Update: A group of kayakers Saturday found the body of a missing swimmer in the Susquehanna River.
Jason Howard, 18, of East Donegal Township, had been missing since Wednesday night.
Go here for the story at Lancaster Online.
Previous story: The search for a missing swimmer from East Donegal Township in Lancaster County has shifted from a rescue to a recovery, with officials saying the 19-year-old must have drowned after getting caught in current Tuesday evening.
Jason Howard and two male friends entered the Susquehanna River at Marietta Access, a launch near Robert Mower Drive around 7:15 p.m., said Lt. Stephen Englert of Susquehanna Regional Police.
Intending to swim across to the York County side of the river, the three got caught in a swift-moving channel about three quarters of the way across the river. A 17-year-old male and 19-year-old Richard Young of East Donegal made it through the current, but Howard went missing, Englert said.

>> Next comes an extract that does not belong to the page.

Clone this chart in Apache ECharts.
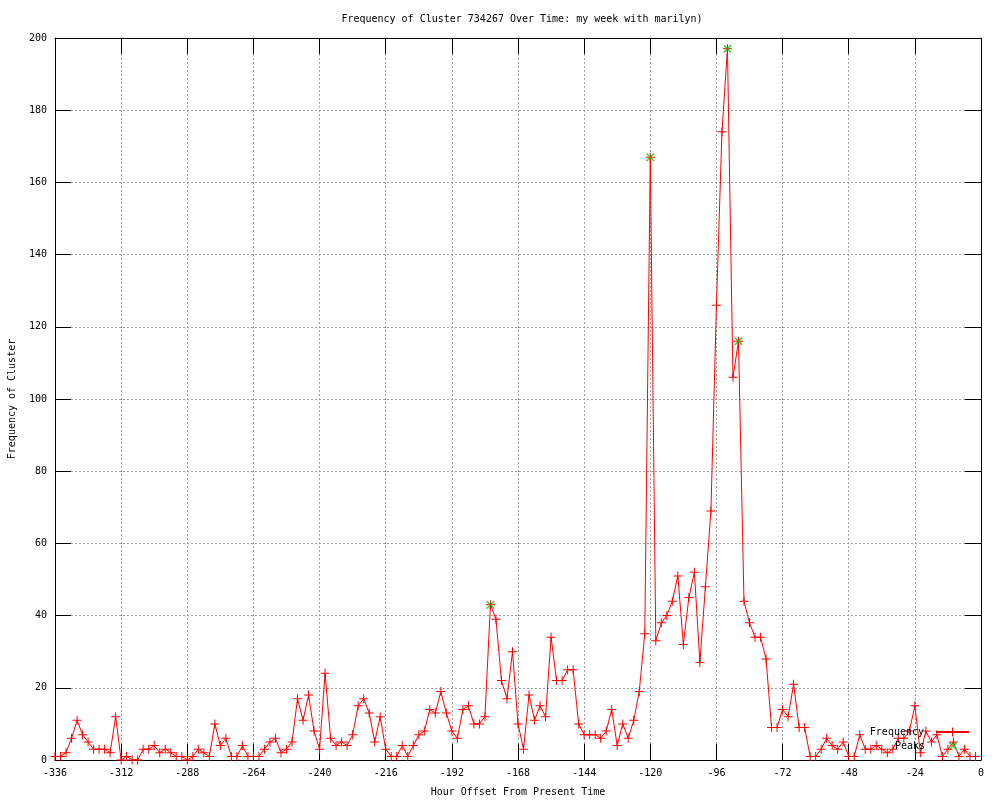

Rescue crews responded after several people heard the swimmers calling for help and called 911. The young men were rescued between Wrightsville and the Accomac Inn, the area where the search for Howard has been concentrated, Englert said.
It was unclear Friday morning whether water rescue crews would be able to take to the water because of impending storms and rough conditions. Crews from York, Lancaster, and Dauphin counties have been assisting, including a State Police helicopter, a medical helicopter from York Hospital, and a sonar unit from Hanover, Englert said. Crews are now looking for a cadaver dog to assist in the recovery, he said.
Englert said he was uncertain of Howard's level of swimming experience, but crossing the Susquehanna is "very dangerous" for any swimmer.
He said the river is "a public body of water, open to anybody and everybody," and swimming isn't restricted.
But he said people should at least wear a life vest because it's a dangerous and unpredictable body of water with changing depths and currents.
"People don't realize the Susquehanna is a very diverse body of water, and rocky," he said. "You'll be in two or three feet of water and hit a hole and it's 10 or 15 feet of water. We definitely don't recommend that you try and cross the river, especially with the channels. The current runs pretty swift and it very easily can get the best of you. You can end up with a disaster."